STATED EXERCISE:
Without including any images, repeat the data exactly.

DATA IN THIS EXERCISE:

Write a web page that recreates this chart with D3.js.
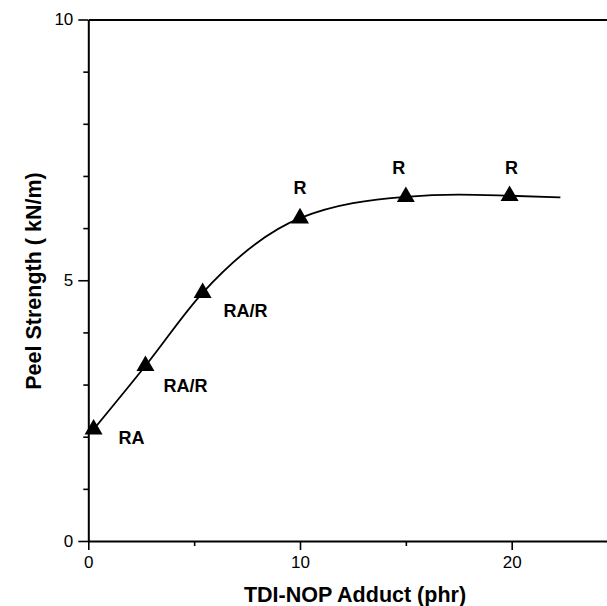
<!DOCTYPE html>
<html>
<head>
<meta charset="utf-8">
<script src="https://cdn.jsdelivr.net/npm/d3@7"></script>
<style>
  body { margin: 0; background: #fff; }
  svg { display: block; font-family: "Liberation Sans", Arial, sans-serif; }
</style>
</head>
<body>
<div id="chart"></div>
<script>
// measured points (TDI-NOP adduct, phr vs peel strength, kN/m)
const adduct = [0.25, 2.7, 5.4, 10, 15, 19.9];
const peel = [2.14, 3.36, 4.76, 6.19, 6.6, 6.62];
const failure = ['RA', 'RA/R', 'RA/R', 'R', 'R', 'R'];

// fitted curve drawn through the points
const curveX = [0.25, 2.7, 5.4, 10, 15, 17.5, 19.9, 22.3];
const curveY = [2.14, 3.36, 4.76, 6.19, 6.6, 6.64, 6.62, 6.59];

const xMajor = [0, 10, 20];
const xMinor = [5, 15, 25];
const yMajor = [0, 5, 10];
const yMinor = [1, 2, 3, 4, 6, 7, 8, 9];

const width = 607, height = 606;
const margin = { top: 19.5, left: 88.3, bottom: 65 };

const svg = d3.select('#chart').append('svg')
    .attr('width', width)
    .attr('height', height);

const x = d3.scaleLinear().domain([0, 25]).range([margin.left, margin.left + 25 * 21.17]);
const y = d3.scaleLinear().domain([0, 10]).range([height - margin.bottom, margin.top]);

// x axis, major ticks labelled
svg.append('g')
    .attr('transform', `translate(0,${y(0)})`)
    .call(d3.axisBottom(x).tickValues(xMajor).tickSizeInner(9).tickSizeOuter(0).tickPadding(6))
    .call(g => g.selectAll('text').attr('font-size', 17).attr('fill', '#000').attr('font-family', 'Liberation Sans, Arial'));
svg.append('g')
    .attr('transform', `translate(0,${y(0)})`)
    .call(d3.axisBottom(x).tickValues(xMinor).tickSize(5).tickFormat(''))
    .call(g => g.select('.domain').remove());

// y axis
svg.append('g')
    .attr('transform', `translate(${x(0)},0)`)
    .call(d3.axisLeft(y).tickValues(yMajor).tickSizeInner(10).tickSizeOuter(0).tickPadding(5))
    .call(g => g.selectAll('text').attr('font-size', 17).attr('fill', '#000').attr('font-family', 'Liberation Sans, Arial'));
svg.append('g')
    .attr('transform', `translate(${x(0)},0)`)
    .call(d3.axisLeft(y).tickValues(yMinor).tickSize(5).tickFormat(''))
    .call(g => g.select('.domain').remove());

// top frame line
svg.append('g')
    .attr('transform', `translate(0,${y(10)})`)
    .call(d3.axisTop(x).tickValues([]).tickSizeOuter(0));

svg.selectAll('.domain').attr('stroke-width', 2);
svg.selectAll('.tick line').attr('stroke-width', 1.6);

// curve
const line = d3.line()
    .x(d => x(d[0]))
    .y(d => y(d[1]))
    .curve(d3.curveMonotoneX);

svg.append('path')
    .datum(curveX.map((v, i) => [v, curveY[i]]))
    .attr('d', line)
    .attr('fill', 'none')
    .attr('stroke', '#000')
    .attr('stroke-width', 1.8);

// triangle markers
const tri = d3.symbol().type(d3.symbolTriangle).size(140);
svg.selectAll('.pt')
    .data(adduct)
    .enter()
    .append('path')
    .attr('class', 'pt')
    .attr('d', tri)
    .attr('transform', (d, i) => `translate(${x(d)},${y(peel[i])})`)
    .attr('fill', '#000');

// failure mode labels
const offsets = [[38, 8], [40, 20], [43, 18], [0, -31], [-7, -29], [2, -28]];
svg.selectAll('.lab')
    .data(failure)
    .enter()
    .append('text')
    .attr('class', 'lab')
    .attr('x', (d, i) => x(adduct[i]) + offsets[i][0])
    .attr('y', (d, i) => y(peel[i]) + offsets[i][1])
    .attr('dy', '0.36em')
    .attr('text-anchor', 'middle')
    .attr('font-size', 18)
    .attr('font-weight', 'bold')
    .text(d => d);

// axis titles
svg.append('text')
    .attr('x', 355)
    .attr('y', 602)
    .attr('text-anchor', 'middle')
    .attr('font-size', 21.5)
    .attr('font-weight', 'bold')
    .text('TDI-NOP Adduct (phr)');

svg.append('text')
    .attr('transform', 'translate(41,281) rotate(-90)')
    .attr('text-anchor', 'middle')
    .attr('font-size', 21.5)
    .attr('font-weight', 'bold')
    .text('Peel Strength ( kN/m)');
</script>
</body>
</html>
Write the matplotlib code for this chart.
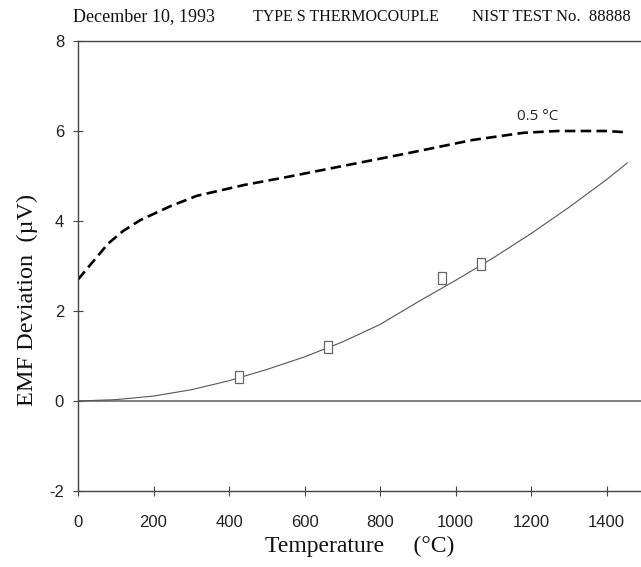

WRITTEN ANSWER:
Write a web page that recreates this chart with D3.js.
<!DOCTYPE html>
<html>
<head>
<meta charset="utf-8">
<script src="https://cdn.jsdelivr.net/npm/d3@7"></script>
<style>
  body { margin: 0; background: #fff; }
  svg { display: block; font-family: "Liberation Sans", Arial, sans-serif; }
</style>
</head>
<body>
<div id="chart"></div>
<script>
// measured points (TDI-NOP adduct, phr vs peel strength, kN/m)
const adduct = [0.25, 2.7, 5.4, 10, 15, 19.9];
const peel = [2.14, 3.36, 4.76, 6.19, 6.6, 6.62];
const failure = ['RA', 'RA/R', 'RA/R', 'R', 'R', 'R'];

// fitted curve drawn through the points
const curveX = [0.25, 2.7, 5.4, 10, 15, 17.5, 19.9, 22.3];
const curveY = [2.14, 3.36, 4.76, 6.19, 6.6, 6.64, 6.62, 6.59];

const xMajor = [0, 10, 20];
const xMinor = [5, 15, 25];
const yMajor = [0, 5, 10];
const yMinor = [1, 2, 3, 4, 6, 7, 8, 9];

const width = 607, height = 606;
const margin = { top: 19.5, left: 88.3, bottom: 65 };

const svg = d3.select('#chart').append('svg')
    .attr('width', width)
    .attr('height', height);

const x = d3.scaleLinear().domain([0, 25]).range([margin.left, margin.left + 25 * 21.17]);
const y = d3.scaleLinear().domain([0, 10]).range([height - margin.bottom, margin.top]);

// x axis, major ticks labelled
svg.append('g')
    .attr('transform', `translate(0,${y(0)})`)
    .call(d3.axisBottom(x).tickValues(xMajor).tickSizeInner(9).tickSizeOuter(0).tickPadding(6))
    .call(g => g.selectAll('text').attr('font-size', 17).attr('fill', '#000').attr('font-family', 'Liberation Sans, Arial'));
svg.append('g')
    .attr('transform', `translate(0,${y(0)})`)
    .call(d3.axisBottom(x).tickValues(xMinor).tickSize(5).tickFormat(''))
    .call(g => g.select('.domain').remove());

// y axis
svg.append('g')
    .attr('transform', `translate(${x(0)},0)`)
    .call(d3.axisLeft(y).tickValues(yMajor).tickSizeInner(10).tickSizeOuter(0).tickPadding(5))
    .call(g => g.selectAll('text').attr('font-size', 17).attr('fill', '#000').attr('font-family', 'Liberation Sans, Arial'));
svg.append('g')
    .attr('transform', `translate(${x(0)},0)`)
    .call(d3.axisLeft(y).tickValues(yMinor).tickSize(5).tickFormat(''))
    .call(g => g.select('.domain').remove());

// top frame line
svg.append('g')
    .attr('transform', `translate(0,${y(10)})`)
    .call(d3.axisTop(x).tickValues([]).tickSizeOuter(0));

svg.selectAll('.domain').attr('stroke-width', 2);
svg.selectAll('.tick line').attr('stroke-width', 1.6);

// curve
const line = d3.line()
    .x(d => x(d[0]))
    .y(d => y(d[1]))
    .curve(d3.curveMonotoneX);

svg.append('path')
    .datum(curveX.map((v, i) => [v, curveY[i]]))
    .attr('d', line)
    .attr('fill', 'none')
    .attr('stroke', '#000')
    .attr('stroke-width', 1.8);

// triangle markers
const tri = d3.symbol().type(d3.symbolTriangle).size(140);
svg.selectAll('.pt')
    .data(adduct)
    .enter()
    .append('path')
    .attr('class', 'pt')
    .attr('d', tri)
    .attr('transform', (d, i) => `translate(${x(d)},${y(peel[i])})`)
    .attr('fill', '#000');

// failure mode labels
const offsets = [[38, 8], [40, 20], [43, 18], [0, -31], [-7, -29], [2, -28]];
svg.selectAll('.lab')
    .data(failure)
    .enter()
    .append('text')
    .attr('class', 'lab')
    .attr('x', (d, i) => x(adduct[i]) + offsets[i][0])
    .attr('y', (d, i) => y(peel[i]) + offsets[i][1])
    .attr('dy', '0.36em')
    .attr('text-anchor', 'middle')
    .attr('font-size', 18)
    .attr('font-weight', 'bold')
    .text(d => d);

// axis titles
svg.append('text')
    .attr('x', 355)
    .attr('y', 602)
    .attr('text-anchor', 'middle')
    .attr('font-size', 21.5)
    .attr('font-weight', 'bold')
    .text('TDI-NOP Adduct (phr)');

svg.append('text')
    .attr('transform', 'translate(41,281) rotate(-90)')
    .attr('text-anchor', 'middle')
    .attr('font-size', 21.5)
    .attr('font-weight', 'bold')
    .text('Peel Strength ( kN/m)');
</script>
</body>
</html>
Write the matplotlib code for this chart.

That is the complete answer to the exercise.